--- Start Record list ---
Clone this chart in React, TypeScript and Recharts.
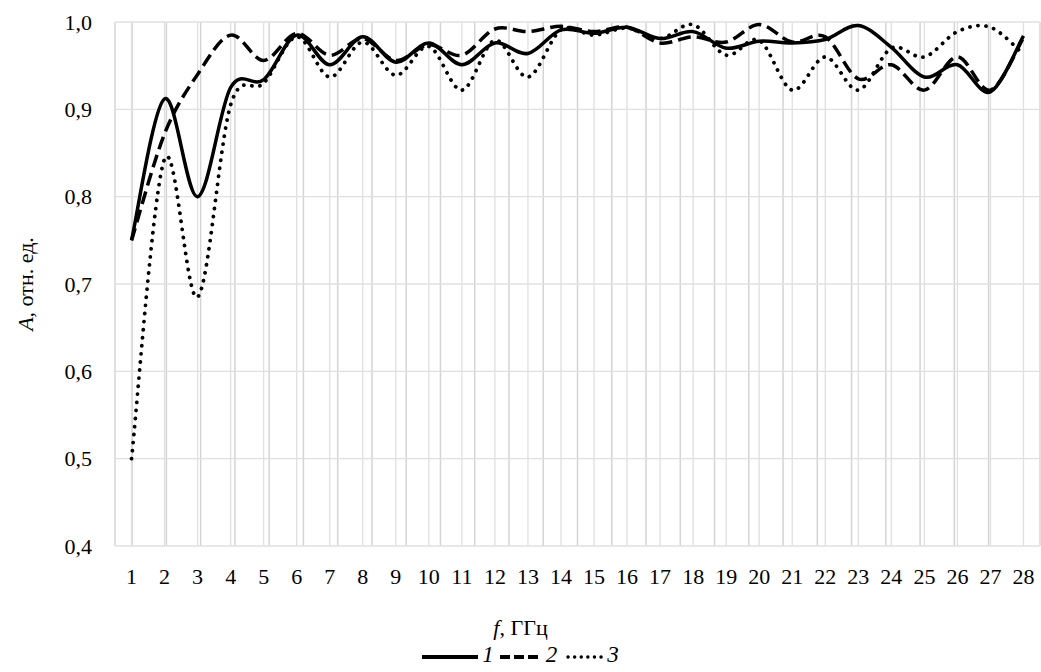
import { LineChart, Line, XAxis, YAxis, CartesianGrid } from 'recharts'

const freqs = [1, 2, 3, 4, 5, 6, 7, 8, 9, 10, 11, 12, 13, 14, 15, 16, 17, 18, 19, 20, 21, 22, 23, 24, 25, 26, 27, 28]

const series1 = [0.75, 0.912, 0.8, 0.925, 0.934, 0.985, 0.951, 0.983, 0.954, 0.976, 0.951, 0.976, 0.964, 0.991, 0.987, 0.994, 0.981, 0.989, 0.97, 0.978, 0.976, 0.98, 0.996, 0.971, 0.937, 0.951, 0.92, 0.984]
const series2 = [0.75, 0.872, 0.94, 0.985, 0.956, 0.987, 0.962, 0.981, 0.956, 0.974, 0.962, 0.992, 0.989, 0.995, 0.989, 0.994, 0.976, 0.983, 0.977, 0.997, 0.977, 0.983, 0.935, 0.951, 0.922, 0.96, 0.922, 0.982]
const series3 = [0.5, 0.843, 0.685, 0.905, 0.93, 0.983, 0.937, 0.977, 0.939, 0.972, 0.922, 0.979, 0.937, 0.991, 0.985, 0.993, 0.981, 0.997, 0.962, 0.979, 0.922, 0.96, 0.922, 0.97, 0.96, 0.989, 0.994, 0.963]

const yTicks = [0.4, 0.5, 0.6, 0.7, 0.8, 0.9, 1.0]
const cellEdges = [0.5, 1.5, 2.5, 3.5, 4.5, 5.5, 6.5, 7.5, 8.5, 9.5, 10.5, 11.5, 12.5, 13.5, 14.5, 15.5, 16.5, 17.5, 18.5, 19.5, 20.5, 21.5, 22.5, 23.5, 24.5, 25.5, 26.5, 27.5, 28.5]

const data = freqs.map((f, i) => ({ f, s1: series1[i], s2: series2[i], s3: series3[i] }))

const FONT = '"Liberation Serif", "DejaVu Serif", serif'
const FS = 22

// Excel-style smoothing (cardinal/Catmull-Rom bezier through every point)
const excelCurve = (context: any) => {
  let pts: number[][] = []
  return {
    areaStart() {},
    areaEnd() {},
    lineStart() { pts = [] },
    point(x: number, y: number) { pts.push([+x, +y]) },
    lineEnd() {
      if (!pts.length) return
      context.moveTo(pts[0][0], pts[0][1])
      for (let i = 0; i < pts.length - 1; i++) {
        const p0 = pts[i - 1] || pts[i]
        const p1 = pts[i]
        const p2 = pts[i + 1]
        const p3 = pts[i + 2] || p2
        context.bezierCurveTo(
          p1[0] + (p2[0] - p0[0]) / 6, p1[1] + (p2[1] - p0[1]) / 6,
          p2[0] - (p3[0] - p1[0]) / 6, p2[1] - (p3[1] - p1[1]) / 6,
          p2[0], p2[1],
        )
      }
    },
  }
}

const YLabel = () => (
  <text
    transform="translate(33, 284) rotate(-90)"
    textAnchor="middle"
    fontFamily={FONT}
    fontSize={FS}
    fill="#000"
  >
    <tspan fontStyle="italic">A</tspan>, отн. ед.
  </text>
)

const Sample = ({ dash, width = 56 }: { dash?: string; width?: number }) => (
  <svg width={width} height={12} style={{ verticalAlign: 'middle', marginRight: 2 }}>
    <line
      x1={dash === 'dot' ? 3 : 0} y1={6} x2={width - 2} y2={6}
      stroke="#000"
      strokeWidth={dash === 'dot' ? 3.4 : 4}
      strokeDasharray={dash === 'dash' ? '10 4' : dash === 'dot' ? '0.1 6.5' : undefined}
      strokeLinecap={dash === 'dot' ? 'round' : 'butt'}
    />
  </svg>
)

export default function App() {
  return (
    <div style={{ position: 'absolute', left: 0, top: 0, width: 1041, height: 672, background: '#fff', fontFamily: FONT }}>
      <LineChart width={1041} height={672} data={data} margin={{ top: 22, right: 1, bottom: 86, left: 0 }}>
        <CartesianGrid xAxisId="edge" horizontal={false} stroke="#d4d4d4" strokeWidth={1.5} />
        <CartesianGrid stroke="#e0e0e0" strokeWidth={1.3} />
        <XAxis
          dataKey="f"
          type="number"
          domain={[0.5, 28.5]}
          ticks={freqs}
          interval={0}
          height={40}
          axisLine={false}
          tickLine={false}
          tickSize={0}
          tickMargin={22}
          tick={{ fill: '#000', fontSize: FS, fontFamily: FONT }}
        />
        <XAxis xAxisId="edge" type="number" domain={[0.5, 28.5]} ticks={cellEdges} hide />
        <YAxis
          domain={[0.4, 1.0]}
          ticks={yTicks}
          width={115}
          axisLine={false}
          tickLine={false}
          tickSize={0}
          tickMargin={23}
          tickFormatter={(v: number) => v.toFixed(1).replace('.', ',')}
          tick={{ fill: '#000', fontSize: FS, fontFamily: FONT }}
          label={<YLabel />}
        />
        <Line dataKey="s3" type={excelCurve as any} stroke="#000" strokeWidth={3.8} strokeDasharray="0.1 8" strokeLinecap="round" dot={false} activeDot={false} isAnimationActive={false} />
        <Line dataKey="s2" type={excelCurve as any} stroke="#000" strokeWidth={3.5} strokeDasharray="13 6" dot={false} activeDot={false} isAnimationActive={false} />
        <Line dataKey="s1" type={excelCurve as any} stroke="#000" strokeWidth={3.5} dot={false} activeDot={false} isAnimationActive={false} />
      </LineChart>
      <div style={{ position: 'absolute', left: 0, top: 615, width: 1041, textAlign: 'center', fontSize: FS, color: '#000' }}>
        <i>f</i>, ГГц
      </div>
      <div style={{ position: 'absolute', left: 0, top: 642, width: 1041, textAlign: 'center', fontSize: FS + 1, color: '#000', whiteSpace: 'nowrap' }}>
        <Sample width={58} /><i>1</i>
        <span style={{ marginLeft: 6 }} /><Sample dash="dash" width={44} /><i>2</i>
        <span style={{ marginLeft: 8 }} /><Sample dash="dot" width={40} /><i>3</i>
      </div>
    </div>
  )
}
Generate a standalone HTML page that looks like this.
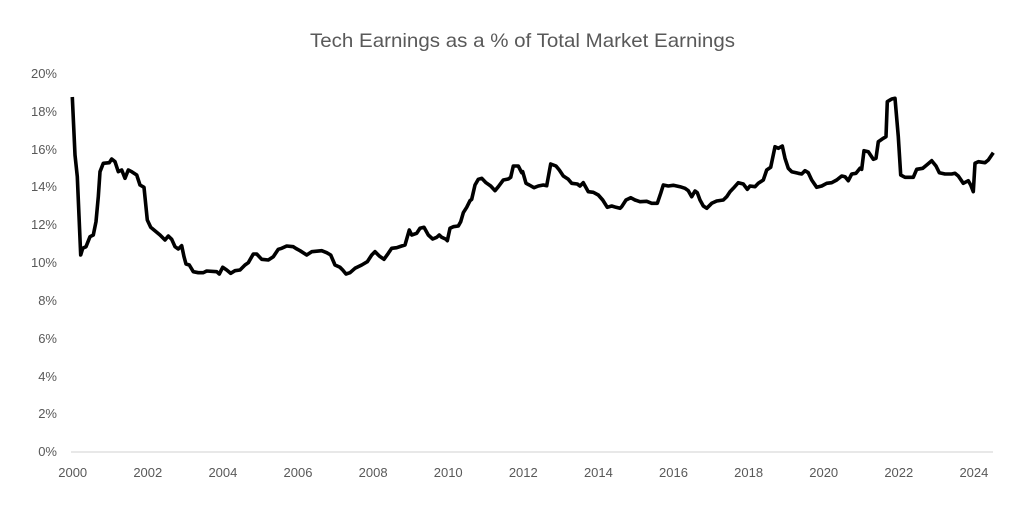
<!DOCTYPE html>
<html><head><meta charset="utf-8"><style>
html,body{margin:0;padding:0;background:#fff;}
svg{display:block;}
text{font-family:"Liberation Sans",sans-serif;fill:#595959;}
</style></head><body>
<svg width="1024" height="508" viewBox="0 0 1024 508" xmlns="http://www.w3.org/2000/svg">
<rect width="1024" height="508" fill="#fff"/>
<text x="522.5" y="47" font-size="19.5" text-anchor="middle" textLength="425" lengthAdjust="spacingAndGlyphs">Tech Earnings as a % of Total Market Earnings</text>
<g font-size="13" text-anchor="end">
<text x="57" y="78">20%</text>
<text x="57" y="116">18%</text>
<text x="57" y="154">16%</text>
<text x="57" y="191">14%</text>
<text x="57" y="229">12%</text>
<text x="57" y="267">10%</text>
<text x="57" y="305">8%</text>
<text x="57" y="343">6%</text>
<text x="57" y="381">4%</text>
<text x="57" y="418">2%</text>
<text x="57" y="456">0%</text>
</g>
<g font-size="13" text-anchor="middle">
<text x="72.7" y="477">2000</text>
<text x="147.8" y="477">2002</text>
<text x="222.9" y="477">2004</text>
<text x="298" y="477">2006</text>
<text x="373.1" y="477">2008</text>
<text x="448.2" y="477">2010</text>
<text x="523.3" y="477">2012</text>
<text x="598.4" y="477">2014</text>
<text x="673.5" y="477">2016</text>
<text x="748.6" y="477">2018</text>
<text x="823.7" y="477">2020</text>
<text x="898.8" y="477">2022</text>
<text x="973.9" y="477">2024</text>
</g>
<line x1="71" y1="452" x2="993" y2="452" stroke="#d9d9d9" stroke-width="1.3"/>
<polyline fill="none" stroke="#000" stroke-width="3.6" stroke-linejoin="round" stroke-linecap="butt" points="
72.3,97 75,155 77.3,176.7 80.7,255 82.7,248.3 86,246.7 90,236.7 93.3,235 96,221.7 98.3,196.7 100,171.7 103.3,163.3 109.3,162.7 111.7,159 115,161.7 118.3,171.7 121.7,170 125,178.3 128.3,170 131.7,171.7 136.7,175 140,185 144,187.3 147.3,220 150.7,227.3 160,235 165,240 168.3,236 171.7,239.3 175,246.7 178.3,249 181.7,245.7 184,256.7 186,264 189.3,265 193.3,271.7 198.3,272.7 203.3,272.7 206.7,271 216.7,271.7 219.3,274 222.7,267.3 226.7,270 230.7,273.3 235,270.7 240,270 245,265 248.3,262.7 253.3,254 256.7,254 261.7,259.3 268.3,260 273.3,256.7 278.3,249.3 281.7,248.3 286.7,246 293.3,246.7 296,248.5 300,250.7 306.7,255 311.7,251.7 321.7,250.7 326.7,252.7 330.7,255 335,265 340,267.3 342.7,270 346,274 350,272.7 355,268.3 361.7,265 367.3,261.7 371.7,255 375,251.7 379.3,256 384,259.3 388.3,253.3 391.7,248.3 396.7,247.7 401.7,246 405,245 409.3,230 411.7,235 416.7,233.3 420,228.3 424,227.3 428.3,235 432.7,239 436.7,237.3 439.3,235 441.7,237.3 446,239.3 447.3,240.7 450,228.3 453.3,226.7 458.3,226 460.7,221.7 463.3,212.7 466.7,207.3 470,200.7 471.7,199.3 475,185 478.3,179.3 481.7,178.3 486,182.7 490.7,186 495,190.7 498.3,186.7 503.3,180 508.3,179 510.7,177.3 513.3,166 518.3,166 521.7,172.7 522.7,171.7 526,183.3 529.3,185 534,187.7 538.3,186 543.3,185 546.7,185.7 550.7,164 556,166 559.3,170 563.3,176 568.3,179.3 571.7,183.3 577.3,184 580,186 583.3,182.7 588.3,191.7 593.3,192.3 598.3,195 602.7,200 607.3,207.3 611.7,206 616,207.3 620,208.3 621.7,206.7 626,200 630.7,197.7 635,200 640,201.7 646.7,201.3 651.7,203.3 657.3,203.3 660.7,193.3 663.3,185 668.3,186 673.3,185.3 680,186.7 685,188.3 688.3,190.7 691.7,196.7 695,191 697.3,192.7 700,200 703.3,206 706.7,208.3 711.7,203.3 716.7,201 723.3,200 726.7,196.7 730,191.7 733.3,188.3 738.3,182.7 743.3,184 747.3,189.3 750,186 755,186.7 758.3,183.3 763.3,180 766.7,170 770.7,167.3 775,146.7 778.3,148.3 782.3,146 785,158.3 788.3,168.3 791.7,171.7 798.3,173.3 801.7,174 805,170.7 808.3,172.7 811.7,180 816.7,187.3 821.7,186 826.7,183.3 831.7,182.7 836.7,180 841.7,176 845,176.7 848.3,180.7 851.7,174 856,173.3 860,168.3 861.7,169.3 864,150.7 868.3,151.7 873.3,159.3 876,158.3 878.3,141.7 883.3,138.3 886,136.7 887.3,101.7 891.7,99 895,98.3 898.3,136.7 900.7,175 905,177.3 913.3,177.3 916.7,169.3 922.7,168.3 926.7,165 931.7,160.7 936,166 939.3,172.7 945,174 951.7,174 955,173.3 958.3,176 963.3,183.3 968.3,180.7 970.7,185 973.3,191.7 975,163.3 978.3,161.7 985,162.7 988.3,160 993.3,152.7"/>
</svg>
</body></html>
--- End Record list ---
▶ _Work instructions_:
Restate exactly, please, only the lines between the start of the data and the line containing "const FS = 22", both ends included, skipping the pictures.

▶ _Reply_:
Clone this chart in React, TypeScript and Recharts.
import { LineChart, Line, XAxis, YAxis, CartesianGrid } from 'recharts'

const freqs = [1, 2, 3, 4, 5, 6, 7, 8, 9, 10, 11, 12, 13, 14, 15, 16, 17, 18, 19, 20, 21, 22, 23, 24, 25, 26, 27, 28]

const series1 = [0.75, 0.912, 0.8, 0.925, 0.934, 0.985, 0.951, 0.983, 0.954, 0.976, 0.951, 0.976, 0.964, 0.991, 0.987, 0.994, 0.981, 0.989, 0.97, 0.978, 0.976, 0.98, 0.996, 0.971, 0.937, 0.951, 0.92, 0.984]
const series2 = [0.75, 0.872, 0.94, 0.985, 0.956, 0.987, 0.962, 0.981, 0.956, 0.974, 0.962, 0.992, 0.989, 0.995, 0.989, 0.994, 0.976, 0.983, 0.977, 0.997, 0.977, 0.983, 0.935, 0.951, 0.922, 0.96, 0.922, 0.982]
const series3 = [0.5, 0.843, 0.685, 0.905, 0.93, 0.983, 0.937, 0.977, 0.939, 0.972, 0.922, 0.979, 0.937, 0.991, 0.985, 0.993, 0.981, 0.997, 0.962, 0.979, 0.922, 0.96, 0.922, 0.97, 0.96, 0.989, 0.994, 0.963]

const yTicks = [0.4, 0.5, 0.6, 0.7, 0.8, 0.9, 1.0]
const cellEdges = [0.5, 1.5, 2.5, 3.5, 4.5, 5.5, 6.5, 7.5, 8.5, 9.5, 10.5, 11.5, 12.5, 13.5, 14.5, 15.5, 16.5, 17.5, 18.5, 19.5, 20.5, 21.5, 22.5, 23.5, 24.5, 25.5, 26.5, 27.5, 28.5]

const data = freqs.map((f, i) => ({ f, s1: series1[i], s2: series2[i], s3: series3[i] }))

const FONT = '"Liberation Serif", "DejaVu Serif", serif'
const FS = 22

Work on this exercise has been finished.